Extending Your Agentic App: Advanced Concepts
- Custom ML Models with Vertex AI: For highly specialized categorization or prediction tasks, consider building and deploying custom ML models using Vertex AI. Your Cloud Functions can then call these deployed endpoints.
- Conversational Interfaces with Dialogflow: Integrate Dialogflow to allow users to interact with your expense tracker via natural language, e.g., "Add a coffee expense of $4.50 from Starbucks."
- Proactive Notifications: Use Cloud Functions and Firebase Cloud Messaging (FCM) to send proactive notifications. For example, if the agent detects unusually high spending in a category, it could notify the user.

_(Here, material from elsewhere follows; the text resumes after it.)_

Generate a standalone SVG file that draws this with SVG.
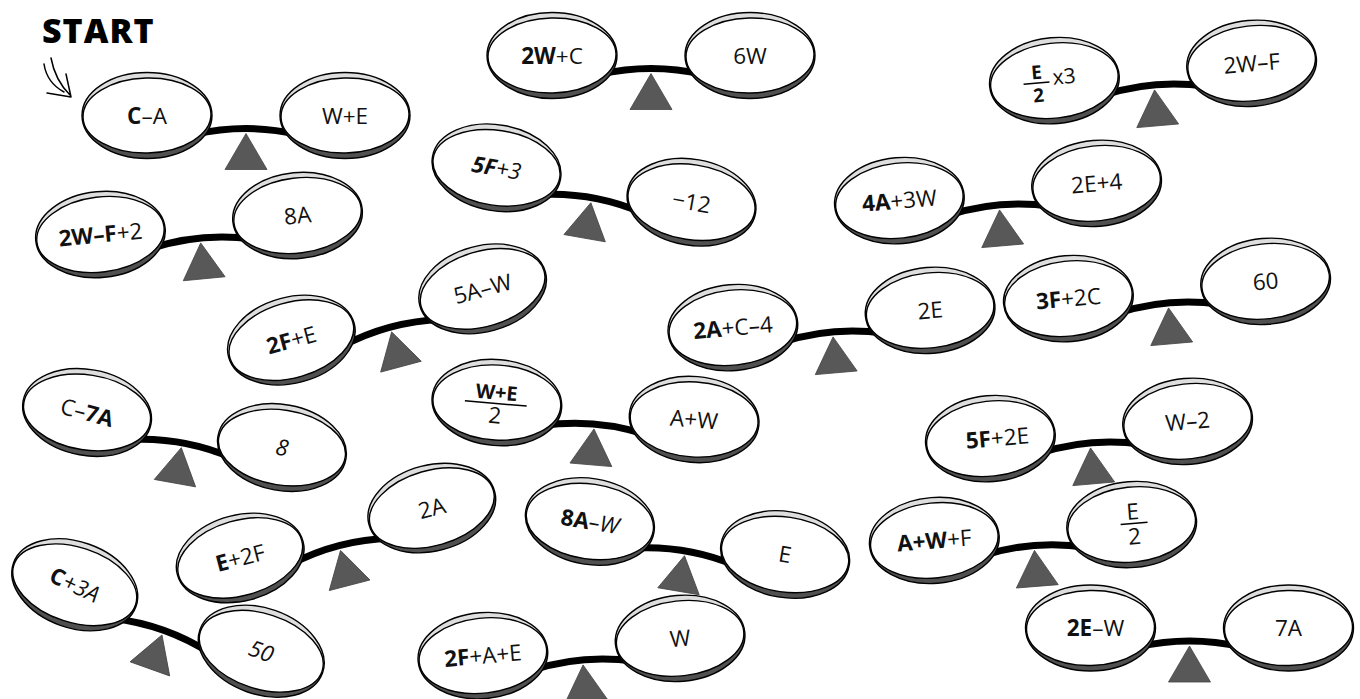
<svg xmlns="http://www.w3.org/2000/svg" xmlns:xlink="http://www.w3.org/1999/xlink" width="1360" height="699" viewBox="0 0 1360 699">
<defs>
<linearGradient id="rim" x1="0" y1="0" x2="0" y2="1">
<stop offset="0" stop-color="#dedede"/><stop offset="0.5" stop-color="#dedede"/><stop offset="0.5" stop-color="#505050"/><stop offset="1" stop-color="#505050"/>
</linearGradient>
<g id="pan">
<ellipse rx="65" ry="43" fill="url(#rim)" stroke="#000" stroke-width="1.4"/>
<ellipse rx="64" ry="37.5" fill="#fff" stroke="#000" stroke-width="1.4" transform="rotate(-1.5)"/>
</g>
<g id="base">
<path d="M-52 19Q0 7 52 19" fill="none" stroke="#000" stroke-width="7"/>
<polygon points="0,18 -21,54 21,54" fill="#585858" stroke="#444" stroke-width="0.8"/>
<use xlink:href="#pan" x="-99"/>
<use xlink:href="#pan" x="99"/>
</g>
</defs>
<style>
.t{font-family:"Open Sans","Noto Sans",sans-serif;font-size:22.5px;text-anchor:middle;fill:#111}
.b{font-weight:700}
.i{font-style:italic}
.line{stroke:#000;stroke-width:1.5}
.arrow{fill:none;stroke:#000;stroke-width:1.5;stroke-linecap:round}
</style>
<rect width="1360" height="699" fill="#fff"/>

<g id="start">
<text x="42" y="43" style="font-family:'Open Sans','DejaVu Sans',sans-serif;font-size:34px;font-weight:800;letter-spacing:1px;fill:#000">START</text>
<path class="arrow" d="M44 64Q47 83 64 92M51 58Q55 80 70 95M47 93L71 97M66 74L71 97"/>
</g>

<g id="s1" transform="translate(246,115.5)">
<use xlink:href="#base"/>
<text class="t" x="-99" y="8"><tspan class="b">C</tspan>–A</text>
<text class="t" x="99" y="8">W+E</text>
</g>

<g id="s2" transform="translate(651,55.5)">
<use xlink:href="#base"/>
<text class="t" x="-99" y="8"><tspan class="b">2W</tspan>+C</text>
<text class="t" x="99" y="8">6W</text>
</g>

<g id="s3" transform="translate(1153,72) rotate(-5)">
<use xlink:href="#base"/>
<text class="t b" x="-116" y="-3" style="font-size:19px">E</text>
<line class="line" x1="-130" y1="1" x2="-104" y2="1"/>
<text class="t b" x="-116" y="20" style="font-size:19px">2</text>
<text class="t" x="-89" y="4" style="font-size:21px">x3</text>
<text class="t" x="99" y="8">2W–F</text>
</g>

<g id="s4" transform="translate(594,185) rotate(10)">
<use xlink:href="#base"/>
<text class="t i" x="-99" y="8"><tspan class="b">5F</tspan>+3</text>
<text class="t" x="99" y="8">−12</text>
</g>

<g id="s5" transform="translate(998,192) rotate(-5)">
<use xlink:href="#base"/>
<text class="t" x="-99" y="8"><tspan class="b">4A</tspan>+3W</text>
<text class="t" x="99" y="8">2E+4</text>
</g>

<g id="s6" transform="translate(199,225) rotate(-5.5)">
<use xlink:href="#base"/>
<text class="t" x="-99" y="8"><tspan class="b">2W–F</tspan>+2</text>
<text class="t" x="99" y="8">8A</text>
</g>

<g id="s7" transform="translate(387,314.5) rotate(-15)">
<use xlink:href="#base"/>
<text class="t" x="-99" y="8"><tspan class="b">2F</tspan>+E</text>
<text class="t" x="99" y="8">5A–W</text>
</g>

<g id="s8" transform="translate(831.5,319) rotate(-5)">
<use xlink:href="#base"/>
<text class="t" x="-99" y="8"><tspan class="b">2A</tspan>+C–4</text>
<text class="t" x="99" y="8">2E</text>
</g>

<g id="s9" transform="translate(1167,290) rotate(-5)">
<use xlink:href="#base"/>
<text class="t" x="-99" y="8"><tspan class="b">3F</tspan>+2C</text>
<text class="t" x="99" y="8">60</text>
</g>

<g id="s10" transform="translate(184.5,430) rotate(10.2)">
<use xlink:href="#base"/>
<text class="t" x="-99" y="8" transform="rotate(5,-99,0)">C–<tspan class="b">7A</tspan></text>
<text class="t i" x="99" y="8">8</text>
</g>

<g id="s11" transform="translate(595.5,411) rotate(4.9)">
<use xlink:href="#base"/>
<text class="t b" x="-100" y="-3" style="font-size:20px">W+E</text>
<line class="line" x1="-131" y1="1" x2="-69" y2="1"/>
<text class="t" x="-100" y="21">2</text>
<text class="t" x="99" y="8">A+W</text>
</g>

<g id="s12" transform="translate(687.5,538) rotate(9.6)">
<use xlink:href="#base"/>
<text class="t" x="-99" y="8"><tspan class="b">8A</tspan><tspan class="i">–W</tspan></text>
<text class="t" x="99" y="8">E</text>
</g>

<g id="s13" transform="translate(581.5,647) rotate(-5)">
<use xlink:href="#base"/>
<text class="t" x="-99" y="8"><tspan class="b">2F</tspan>+A+E</text>
<text class="t" x="99" y="8">W</text>
</g>

<g id="s14" transform="translate(336,533) rotate(-14.6)">
<use xlink:href="#base"/>
<text class="t" x="-99" y="8"><tspan class="b">E</tspan>+2F</text>
<text class="t" x="99" y="8">2A</text>
</g>

<g id="s15" transform="translate(168,618) rotate(19.6)">
<use xlink:href="#base"/>
<text class="t" x="-99" y="8" transform="rotate(6,-99,0)"><tspan class="b">C</tspan><tspan class="i">+3A</tspan></text>
<text class="t i" x="99" y="8">50</text>
</g>

<g id="s16" transform="translate(1089,430) rotate(-5)">
<use xlink:href="#base"/>
<text class="t" x="-92" y="8"><tspan class="b">5F</tspan>+2E</text>
<text class="t" x="99" y="8">W–2</text>
</g>

<g id="s17" transform="translate(1033,532.5) rotate(-4.6)">
<use xlink:href="#base"/>
<text class="t" x="-99" y="8"><tspan class="b">A+W</tspan>+F</text>
<text class="t" x="101" y="-5">E</text>
<line class="line" x1="88" y1="-1" x2="115" y2="-1"/>
<text class="t" x="101" y="20">2</text>
</g>

<g id="s18" transform="translate(1189.5,628)">
<use xlink:href="#base"/>
<text class="t" x="-94" y="8"><tspan class="b">2E</tspan>–W</text>
<text class="t" x="99" y="8">7A</text>
</g>
</svg>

- Recommendation Engines: Beyond categorization, an agentic app could recommend budget adjustments, saving tips, or even better deals on recurring expenses.
- Location-Based Triggers: Use geofencing (managed on the client side with Flutter plugins, or by integrating with a location-aware backend) to trigger actions when a user enters or leaves a specific area (e.g., "Welcome to your gym, log your workout?").
- Multi-Modal Input: Allow users to upload receipts (images). Use Firebase Cloud Storage to store them, then trigger Cloud Vision API via a Cloud Function to extract text and categorize the expense.
The Business Advantage: Why Invest in Agentic Apps?
Building agentic apps offers significant competitive advantages:
- Enhanced User Experience: Apps that anticipate needs and offer proactive assistance are inherently more valuable and engaging.
- Increased User Retention: A truly helpful agentic app becomes indispensable, fostering loyalty.
- Data-Driven Insights: The data collected and processed by AI fuels deeper understanding of user behavior and market trends.
- New Business Models: Agentic capabilities can unlock personalized service offerings, premium features, and targeted recommendations.
Conclusion
The journey into agentic app development with Flutter and Firebase is an exciting one. By combining Flutter's exceptional front-end capabilities with Firebase's powerful backend and seamless AI integrations, developers can create intelligent, proactive, and truly personalized applications that transform user experiences. Whether you're enhancing mobile interfaces or delivering comprehensive backend development services, this tech stack offers unmatched flexibility and scalability. From smart categorization to predictive assistance, the possibilities are limitless.
Start experimenting with these tools today, and you'll be well on your way to building the intelligent apps of tomorrow. The future of mobile is agentic, and the Flutter-Firebase synergy is your key to unlocking it.